The Ever Given blockage, coupled with the massive impact of the 2020 (and continuing) COVID outbreak, has made some tough months for the reinsurance industry even worse, with losses that will continue to deliver consequential hits to their reserves.

Bringing an Essential Center of Global Trade to a Standstill
The global traffic of goods usually hums quietly in the background unseen and unnoticed as ships move our mobile phones, sofas and tennis rackets from place to place, until… they don’t for some reason. Such was the case with the Ever Given, wedged diagonally aground and blocking all traffic through the Suez canal for nearly a week. Fortunately, expert teams of engineers from around the world descended on the canal to help free the stranded ship, but not before its blockage brought 12% of all global shipping to a standstill.

As trade resumes, there will be two lingering consequences, according to Fitch ratings: global reinsurers’ earnings should expect a significant reduction in first-half 2021 and prices for marine reinsurance will rise, with the former potential losses reaching into the hundreds of millions of euros. Fortunately, the ship was simply stuck and not lost or scuttled, averting the implications of longer delays and salvage expenses.

That said, there may be financial ripples from the owners of the other ships that were blocked by the Ever Given for perishable goods lost and supply chains interrupted, or by the Suez Canal Authority itself.

Long-Tail Covid Consequences for Reinsurers
The Ever Given crisis comes on the heels of a dismal Covid-affected 2020 for reinsurers. Reinsurers lost out significantly financially due to Covid-related claims, though the damage was tempered by substantial price increases in premiums.

Reinsurers also faced losses from outsized winter storms in the United States, and catastrophic flooding in Australia. SwissRe estimates that natural catastrophes alone were the cause of over $190b in losses in 2020. This represented a nearly 35% increase over 2019, and the fifth-costliest year since 1970.

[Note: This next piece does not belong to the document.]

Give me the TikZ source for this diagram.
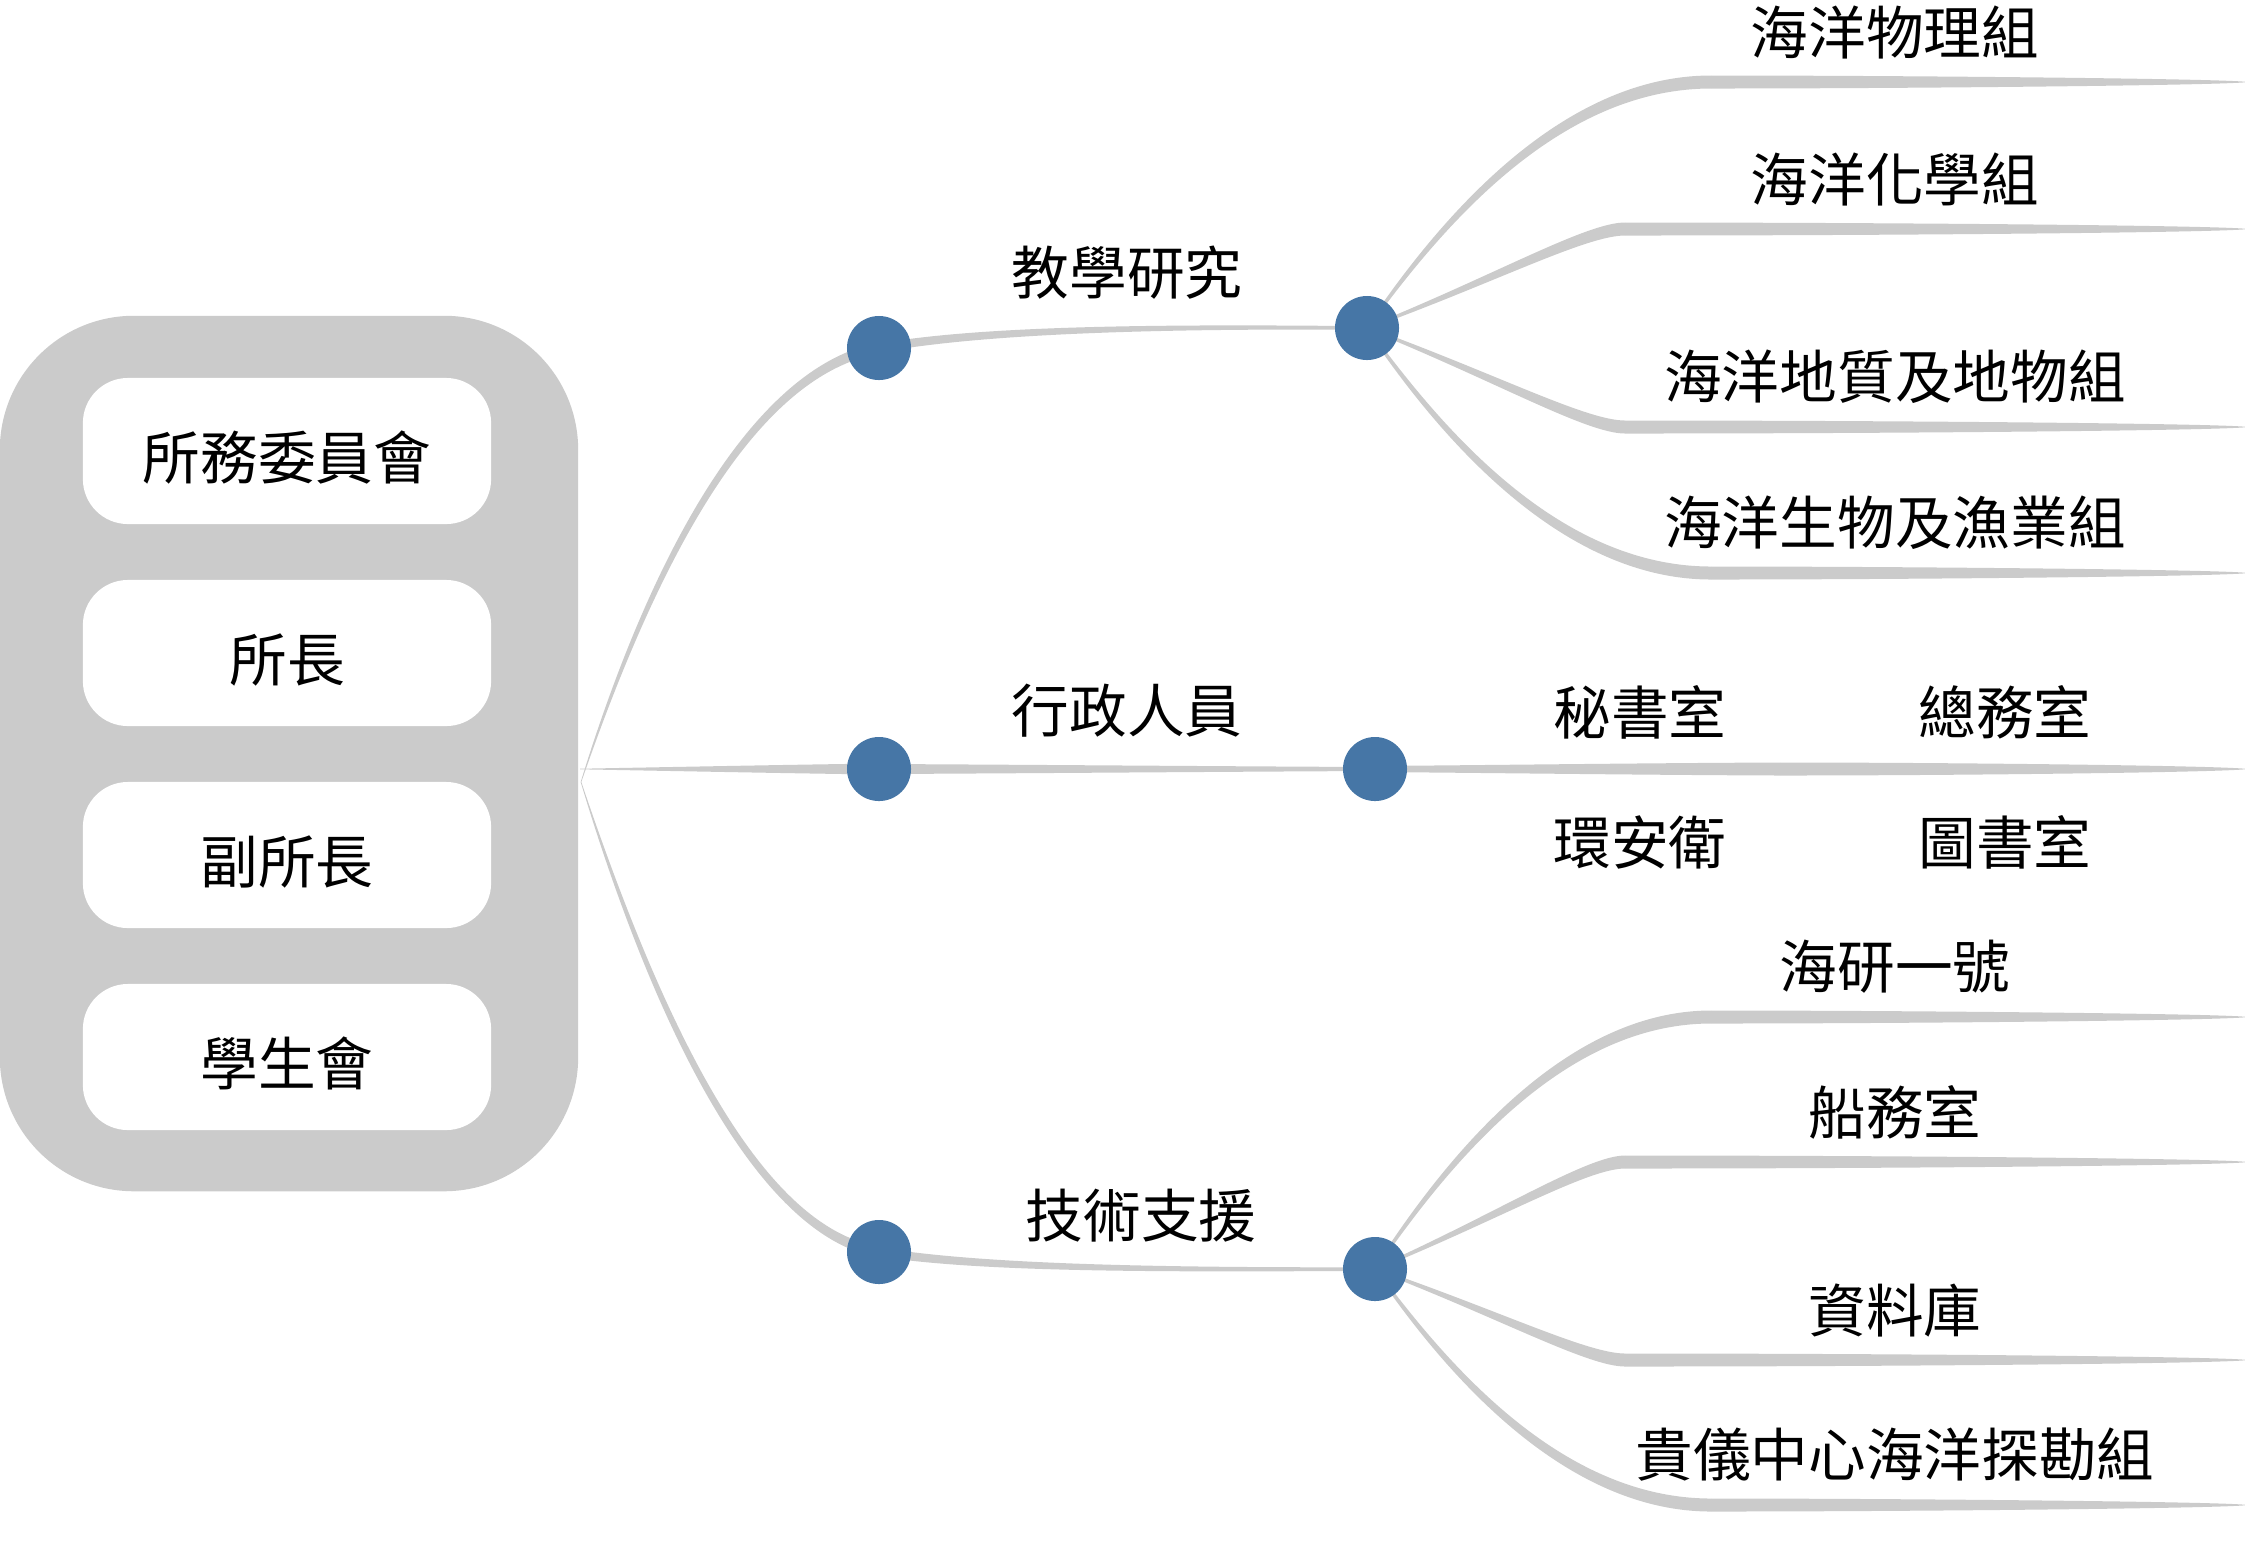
\documentclass[tikz,border=0pt]{standalone}
\usepackage{fontspec}
\setmainfont{Noto Sans CJK TC}
\usetikzlibrary{calc,backgrounds}
\definecolor{limbgray}{RGB}{203,203,203}
\definecolor{dotblue}{RGB}{70,118,166}
\newcommand\bigcjk{\fontsize{16.4pt}{20pt}\selectfont}
% tapered branch: start, control, control, end, then the half-width offset at each of them
\newcommand\limb[8]{%
  \fill[limbgray] ($#1+#5$) .. controls ($#2+#6$) and ($#3+#7$) .. ($#4+#8$)
    -- ($#4-#8$) .. controls ($#3-#7$) and ($#2-#6$) .. ($#1-#5$) -- cycle;}
\begin{document}
\begin{tikzpicture}[x=0.01cm,y=-0.01cm,
  bluedot/.style={circle,fill=dotblue,minimum size=0.64cm,inner sep=0pt},
  membox/.style={fill=white,rounded corners=0.45cm,minimum width=4.08cm,minimum height=1.46cm,text height=0.62cm,font=\bigcjk},
  lbl/.style={font=\bigcjk,inner sep=0pt}]
\useasboundingbox (0,0) rectangle (2245,1541);
% left panel
\node[fill=limbgray,rounded corners=1.34cm,minimum width=5.78cm,minimum height=8.75cm] (panel) at (289,753.5) {};
\foreach \t [count=\i] in {所務委員會,所長,副所長,學生會}
  \node[membox] (m\i) at (287,{451+202*(\i-1)}) {\t};
% dots and branch names
\coordinate (hub) at (580,769);
\coordinate (hubc) at (581,782);
\node[bluedot] (rs1) at (879,348) {};
\node[bluedot] (ad1) at (879,769) {};
\node[bluedot] (ts1) at (879,1252) {};
\node[bluedot] (rs2) at (1367,328) {};
\node[bluedot] (ad2) at (1375,769) {};
\node[bluedot] (ts2) at (1375,1269) {};
\node[lbl] (rs) at (1127,273) {教學研究};
\node[lbl] (ad) at (1127,711) {行政人員};
\node[lbl] (ts) at (1141,1216) {技術支援};
% offices
\node[lbl] (ad-l1) at (1640,712) {秘書室};
\node[lbl] (ad-l2) at (2005,712) {總務室};
\node[lbl] (ad-l3) at (1640,842) {環安衛};
\node[lbl] (ad-l4) at (2005,842) {圖書室};
\begin{scope}[on background layer]
\limb{(hubc)}{(660,540)}{(760,370)}{(rs1)}{(0.3,0.1)}{(4.3,1.5)}{(0.9,5)}{(0,5.5)}
\limb{(hub)}{(700,769)}{(800,769)}{(ad1)}{(0,0.3)}{(0,2.5)}{(0,4.5)}{(0,5.5)}
\limb{(hubc)}{(660,1030)}{(760,1232)}{(ts1)}{(-0.3,0.1)}{(-4.3,1.5)}{(-0.9,5)}{(0,5.5)}
\limb{(rs1)}{(980,330)}{(1150,326)}{(rs2)}{(0,4.5)}{(0,4)}{(0,2.2)}{(0,1.8)}
\limb{(ad1)}{(1000,769)}{(1250,769)}{(ad2)}{(0,5)}{(0,4.5)}{(0,2.5)}{(0,2)}
\limb{(ts1)}{(980,1268)}{(1150,1270)}{(ts2)}{(0,4.5)}{(0,4)}{(0,2.2)}{(0,1.8)}
\coordinate (ad-m) at (1780,769);
\coordinate (ad-e) at (2245,769);
\limb{(ad2)}{(1500,769)}{(1650,769)}{(ad-m)}{(0,3)}{(0,4)}{(0,6)}{(0,6.5)}
\limb{(ad-m)}{(1950,769)}{(2210,769)}{(ad-e)}{(0,6.5)}{(0,6.5)}{(0,3.5)}{(0,0.3)}
\foreach \y/\bx/\fa/\fb/\fc/\t [count=\i] in {82/1711/0.2/0.4/0.55/海洋物理組,229/1625/0.5/0.5/0.85/海洋化學組,
    427/1625/0.5/0.5/0.85/海洋地質及地物組,573/1711/0.2/0.4/0.55/海洋生物及漁業組}{
  \pgfmathsetmacro\cxa{1367+\fa*(\bx-1367)}
  \pgfmathsetmacro\cya{328+\fb*(\y-328)}
  \pgfmathsetmacro\cxb{1367+\fc*(\bx-1367)}
  \pgfmathsetmacro\ang{atan2(\cya-328,\cxa-1367)}
  \pgfmathsetmacro\ox{-sin(\ang)}
  \pgfmathsetmacro\oy{cos(\ang)}
  \coordinate (rs-b\i) at (\bx,\y);
  \coordinate (rs-e\i) at (2245,\y);
  \limb{(rs2)}{(\cxa,\cya)}{(\cxb,\y)}{(rs-b\i)}{({1.2*\ox},{1.2*\oy})}{({3.5*\ox},{3.5*\oy})}{(0,6.5)}{(0,6.5)}
  \limb{(rs-b\i)}{(1900,\y)}{(2210,\y)}{(rs-e\i)}{(0,6.5)}{(0,6.5)}{(0,3.5)}{(0,0.3)}
  \node[lbl] (rs-l\i) at (1895,{\y-50}) {\t};
}
\foreach \y/\bx/\fa/\fb/\fc/\t [count=\i] in {1017/1711/0.2/0.4/0.55/海研一號,1162/1625/0.5/0.5/0.85/船務室,
    1360/1625/0.5/0.5/0.85/資料庫,1505/1711/0.2/0.4/0.55/貴儀中心海洋探勘組}{
  \pgfmathsetmacro\cxa{1375+\fa*(\bx-1375)}
  \pgfmathsetmacro\cya{1269+\fb*(\y-1269)}
  \pgfmathsetmacro\cxb{1375+\fc*(\bx-1375)}
  \pgfmathsetmacro\ang{atan2(\cya-1269,\cxa-1375)}
  \pgfmathsetmacro\ox{-sin(\ang)}
  \pgfmathsetmacro\oy{cos(\ang)}
  \coordinate (ts-b\i) at (\bx,\y);
  \coordinate (ts-e\i) at (2245,\y);
  \limb{(ts2)}{(\cxa,\cya)}{(\cxb,\y)}{(ts-b\i)}{({1.2*\ox},{1.2*\oy})}{({3.5*\ox},{3.5*\oy})}{(0,6.5)}{(0,6.5)}
  \limb{(ts-b\i)}{(1900,\y)}{(2210,\y)}{(ts-e\i)}{(0,6.5)}{(0,6.5)}{(0,3.5)}{(0,0.3)}
  \node[lbl] (ts-l\i) at (1895,{\y-50}) {\t};
}
\end{scope}
\end{tikzpicture}
\end{document}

Reinsurers are keeping a wary eye on natural disasters for the remainder of 2021, since according to Swiss Re group chief Jerome Haegeli “2020 will be remembered for the global health and economic crisis triggered by the COVID-19 pandemic. But while COVID-19 was a stress test for society and the economy, it has an expiry date – climate change does not.” So-called “future peak loss scenarios” continue to be on the horizon and will need to be monitored by reinsurers.

On the bright side for reinsurers, due to the reduced mobility and economic activity of pandemic lockdowns across the globe, the number of man-made events fell to one of its lowest levels ever.

Reinsurance has never been a business for the faint of heart. The events of 2020 and the first quarter of 2021 have underscored the need for reinsurance and the essential service the industry provides to protect against human and natural catastrophes.